Across Mexico, young girls dream of escaping their small towns for the big cities. They dream of a good job and a better life in the United States. That was the case of "Claudia," a name given to protect her identity. Her dream of a better life quickly evolved into a nightmare. When she was 15, she met a charming man at a party who would later become her boyfriend. "This individual would tell me a lot about the United States and would ask me to join him to go work at a clothes factory," she said. Claudia was eventually smuggled into the United States and taken to New York City. Once there, she soon realized her boyfriend was part of a prostitution ring. He forced her into prostitution. She says he would beat her up, burn her with lit cigarettes and tell her he would have her parents in Mexico killed if she tried to resist or escape. This is the first time Claudia is speaking about her experience. She's nervous, but says she wants to share her secret; a painful secret, she says, that the world needs to know about. Hers is a story of false promises, illegal immigration, verbal and physical abuse, drugs, forced prostitution and a risky escape. After being forced to work as a prostitute, Claudia says she started thinking about ways of escaping.

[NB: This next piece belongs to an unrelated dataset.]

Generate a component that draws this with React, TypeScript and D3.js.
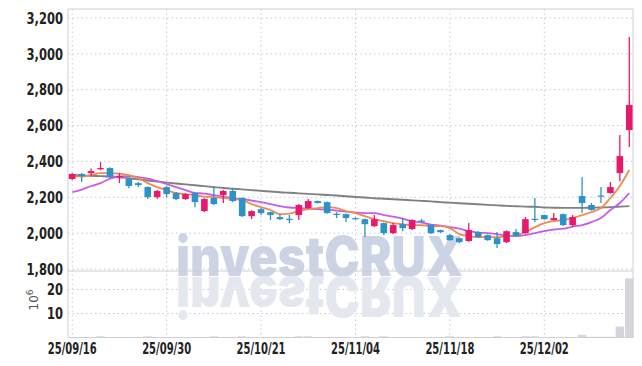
import React from 'react'
import * as d3 from 'd3'

// trading days shown on the chart
const dates = [
  '25/09/16','25/09/17','25/09/18','25/09/19','25/09/22','25/09/23','25/09/24','25/09/25','25/09/26','25/09/29',
  '25/09/30','25/10/01','25/10/02','25/10/10','25/10/13','25/10/14','25/10/15','25/10/16','25/10/17','25/10/20',
  '25/10/21','25/10/22','25/10/23','25/10/24','25/10/27','25/10/28','25/10/29','25/10/30','25/10/31','25/11/03',
  '25/11/04','25/11/05','25/11/06','25/11/07','25/11/10','25/11/11','25/11/12','25/11/13','25/11/14','25/11/17',
  '25/11/18','25/11/19','25/11/20','25/11/21','25/11/24','25/11/25','25/11/26','25/11/27','25/11/28','25/12/01',
  '25/12/02','25/12/03','25/12/04','25/12/05','25/12/08','25/12/09','25/12/10','25/12/11','25/12/12','25/12/15'
]

const open = [2302,2330,2335,2357,2363,2313,2302,2279,2257,2201, 2257,2224,2190,2224,2123,2196,2212,2235,2196,2095,
  2134,2117,2090,2080,2101,2140,2179,2173,2108,2106, 2084,2078,2039,2056,2000,2050,2023,2070,2045,2017,
  1989,1972,1956,2006,1989,1972,1950,2006,2000,2080, 2101,2073,2106,2045,2207,2157,2210,2224,2335,2575]
const close = [2330,2318,2346,2363,2313,2318,2263,2268,2201,2235, 2218,2190,2218,2173,2190,2162,2235,2179,2095,2123,
  2112,2101,2078,2078,2157,2179,2168,2112,2106,2084, 2078,2050,2078,2000,2045,2028,2073,2066,2000,2006,
  1961,1950,2017,1978,1961,1939,2011,1985,2078,2077, 2078,2084,2045,2090,2168,2129,2207,2257,2430,2715]
const high = [2335,2335,2360,2396,2368,2335,2305,2285,2262,2240, 2262,2228,2222,2228,2195,2263,2240,2251,2200,2128,
  2140,2120,2106,2101,2162,2190,2182,2176,2117,2110, 2088,2082,2101,2060,2056,2084,2078,2080,2048,2020,
  1995,1975,2056,2010,1993,2006,2015,2023,2090,2196, 2104,2112,2110,2101,2313,2168,2257,2285,2547,3094]
const low = [2296,2285,2318,2352,2307,2279,2251,2257,2190,2190, 2200,2184,2186,2145,2118,2157,2168,2173,2090,2078,
  2100,2073,2073,2056,2073,2135,2165,2108,2084,2062, 2075,1978,2034,1990,1995,2011,2017,2060,1995,2000,
  1958,1944,1952,1975,1958,1917,1945,1980,1997,2062, 2075,2070,2040,2034,2112,2125,2168,2220,2290,2480]

// volume, millions
const volume = [0.1,0.1,0.1,0.5,0.1,0.1,0.1,0.1,0.5,0.1, 0.1,0.1,0.1,0.1,0.1,0.5,0.1,0.1,0.5,0.1,
  0.1,0.1,0.1,0.1,0.5,0.5,0.1,0.1,0.1,0.1, 0.1,0.5,0.1,0.5,0.1,0.1,0.1,0.1,0.1,0.1,
  0.5,0.1,0.1,0.1,0.1,0.5,0.1,0.1,0.5,0.5, 0.1,0.1,0.1,0.1,1.1,0.3,0.3,0.3,4.6,24.6]

// moving averages
const maShort = [2318,2316,2324,2335,2335,2332,2324,2307,2279,2257, 2240,2224,2218,2212,2204,2201,2196,2190,2184,2162,
  2145,2129,2106,2109,2123,2134,2140,2145,2140,2123, 2112,2095,2078,2067,2056,2050,2045,2045,2039,2039,
  2028,1995,1983,1978,1978,1978,1983,1989,2006,2034, 2056,2067,2073,2084,2101,2117,2140,2196,2263,2352]
const maMid = [2229,2243,2263,2279,2304,2316,2318,2313,2304,2290, 2274,2257,2240,2224,2221,2212,2204,2196,2190,2182,
  2173,2162,2151,2143,2140,2137,2134,2131,2126,2120, 2115,2112,2112,2101,2092,2081,2067,2059,2048,2042,
  2034,2025,2011,2003,2000,1995,1986,1984,1989,2000, 2011,2020,2025,2037,2045,2062,2084,2129,2168,2224]
const maLong = [2324,2322,2320,2318,2316,2312,2306,2300,2294,2288, 2282,2277,2272,2267,2262,2257,2252,2248,2244,2240,
  2236,2232,2228,2225,2222,2219,2216,2213,2210,2206, 2202,2199,2195,2192,2189,2186,2183,2180,2177,2173,
  2170,2167,2164,2161,2158,2155,2152,2150,2148,2147, 2143,2142,2141,2141,2141,2142,2143,2145,2148,2151]

const priceTicks = [1800, 2000, 2200, 2400, 2600, 2800, 3000, 3200]
const volTicks = [10, 20]

const W = 642
const H = 366
const plotL = 68
const plotR = 633
const priceTop = 9
const priceBottom = 271
const volBottom = 337.5

const up = '#e8186d'
const down = '#2b93c8'
const grid = '#c6c9d8'
const frame = '#cfcfd4'
const labelFont = "'DejaVu Sans Condensed', 'DejaVu Sans', sans-serif"

export default function App() {
  const x = d3.scaleBand<string>().domain(dates).range([67.5, 634]).padding(0)
  const cx = (i: number) => (x(dates[i]) as number) + x.bandwidth() / 2
  const y = d3.scaleLinear().domain([1789, 3250]).range([priceBottom, priceTop])
  const yv = d3.scaleLinear().domain([0, 27.7]).range([volBottom, priceBottom])
  const fmt = d3.format(',')

  const line = d3.line<number>()
    .x((_, i) => cx(i))
    .y(d => y(d))
    .curve(d3.curveMonotoneX)

  const bodyW = 6.6
  const dateIdx = dates.map((_, i) => i).filter(i => i % 10 === 0)

  return (
    <svg width={W} height={H} style={{ position: 'absolute', left: 0, top: 0, background: '#fff' }}>
      {/* grid */}
      {priceTicks.map(t => (
        <line key={'g' + t} x1={plotL} x2={plotR} y1={y(t)} y2={y(t)} stroke={grid} strokeDasharray="1.5,3" />
      ))}
      {volTicks.map(t => (
        <line key={'v' + t} x1={plotL} x2={plotR} y1={yv(t)} y2={yv(t)} stroke={grid} strokeDasharray="1.5,3" />
      ))}
      {dateIdx.map(i => (
        <line key={'x' + i} x1={cx(i)} x2={cx(i)} y1={priceTop} y2={volBottom} stroke={grid} strokeDasharray="1.5,3" />
      ))}

      {/* watermark */}
      <g fontFamily="Inter, 'DejaVu Sans Condensed', sans-serif" fontWeight={900} fontSize={55}>
        <text x={176} y={276} textLength={287} lengthAdjust="spacingAndGlyphs" fill="#ccd3e5">investCRUX</text>
        <text x={176} y={-277} transform="scale(1,-1)" textLength={287} lengthAdjust="spacingAndGlyphs" fill="#e5e7ef">investCRUX</text>
      </g>

      {/* volume */}
      {volume.map((v, i) => (
        <rect key={'vb' + i} x={(x(dates[i]) as number) + 0.5} width={x.bandwidth() - 1}
          y={yv(v)} height={volBottom - yv(v)} fill="#d6d5dc" />
      ))}

      {/* frame */}
      <line x1={plotL} x2={plotR} y1={priceTop} y2={priceTop} stroke={frame} />
      <line x1={plotL} x2={plotR} y1={priceBottom} y2={priceBottom} stroke={frame} />
      <line x1={plotL} x2={plotR} y1={volBottom} y2={volBottom} stroke={frame} />
      <line x1={plotL} x2={plotL} y1={priceTop} y2={volBottom} stroke={frame} />
      <line x1={plotR} x2={plotR} y1={priceTop} y2={volBottom} stroke={frame} />

      {/* moving averages */}
      <path d={line(maLong) || ''} fill="none" stroke="#808080" strokeWidth={1.9} />
      <path d={line(maMid) || ''} fill="none" stroke="#c65ce8" strokeWidth={1.8} />
      <path d={line(maShort) || ''} fill="none" stroke="#f08a50" strokeWidth={1.8} />

      {/* candles */}
      {dates.map((d, i) => {
        const c = close[i] >= open[i] ? up : down
        const top = y(Math.max(open[i], close[i]))
        const bot = y(Math.min(open[i], close[i]))
        return (
          <g key={d}>
            <line x1={cx(i)} x2={cx(i)} y1={y(high[i])} y2={y(low[i])} stroke={c} strokeWidth={1.3} />
            <rect x={cx(i) - bodyW / 2} width={bodyW} y={top} height={Math.max(1.2, bot - top)} fill={c} />
          </g>
        )
      })}

      {/* axes labels */}
      <g fontFamily={labelFont} fontWeight="bold" fontSize={16} fill="#222" textAnchor="end">
        {priceTicks.map(t => (
          <text key={'pl' + t} transform={`translate(63,${y(t)}) scale(0.8,1)`} dy="0.36em">{fmt(t)}</text>
        ))}
        {volTicks.map(t => (
          <text key={'vl' + t} transform={`translate(63,${yv(t)}) scale(0.8,1)`} dy="0.36em">{t}</text>
        ))}
      </g>
      <text transform="translate(38,300) rotate(-90)" textAnchor="middle" fontFamily="'DejaVu Sans', sans-serif"
        fontSize={12} fill="#555">10<tspan dy="-5" fontSize={9}>6</tspan></text>
      <g fontFamily={labelFont} fontWeight="bold" fontSize={15} fill="#222" textAnchor="middle">
        {dateIdx.map(i => (
          <text key={'dl' + i} transform={`translate(${cx(i)},354) scale(0.74,1)`}>{dates[i]}</text>
        ))}
      </g>
    </svg>
  )
}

"It was a very traumatic experience," she said. "The first day I started working was very hard because I had to sleep with 20 men in rapid sequence." For several months she saved up tips, just a few dollars at a time, that she would hide in a refrigerator. She discreetly would ask older women, who were also forced into prostitution, about directions to the nearest bus station and streets around the area. When she felt she had enough for a bus trip, she ran away to the bus station and bought a ticket to a city she didn't know. She has been a free woman for several years now, but she says she still suffers from nightmares and says her life has been scarred. Many people associate prostitution with women walking the streets in shady areas and being picked up by johns. But Claudia says the prostitution ring for which she was forced to work had a long list of clients who knew the price they had to pay, who to call and where to go. It's a well-organized and lucrative underground industry. Luis CdeBaca monitors human trafficking at the U.S. State Department. He says there are no reliable figures on the scale of the problem, but forced prostitution from Mexico and Central America is a big part of it.
"They know that their victims are not going to go to law enforcement," said CdeBaca. "They know that their victims are afraid. In fact, sometimes one of their threats is to turn people over to the immigration service." Claudia was 15 when she was forced to become a prostitute, but there are younger victims, as CdeBaca found out when he worked as a federal prosecutor at the U.S. Justice Department. "I ended up seeing cases with girls as young as 13 and women in their 40s and everything in between," he said.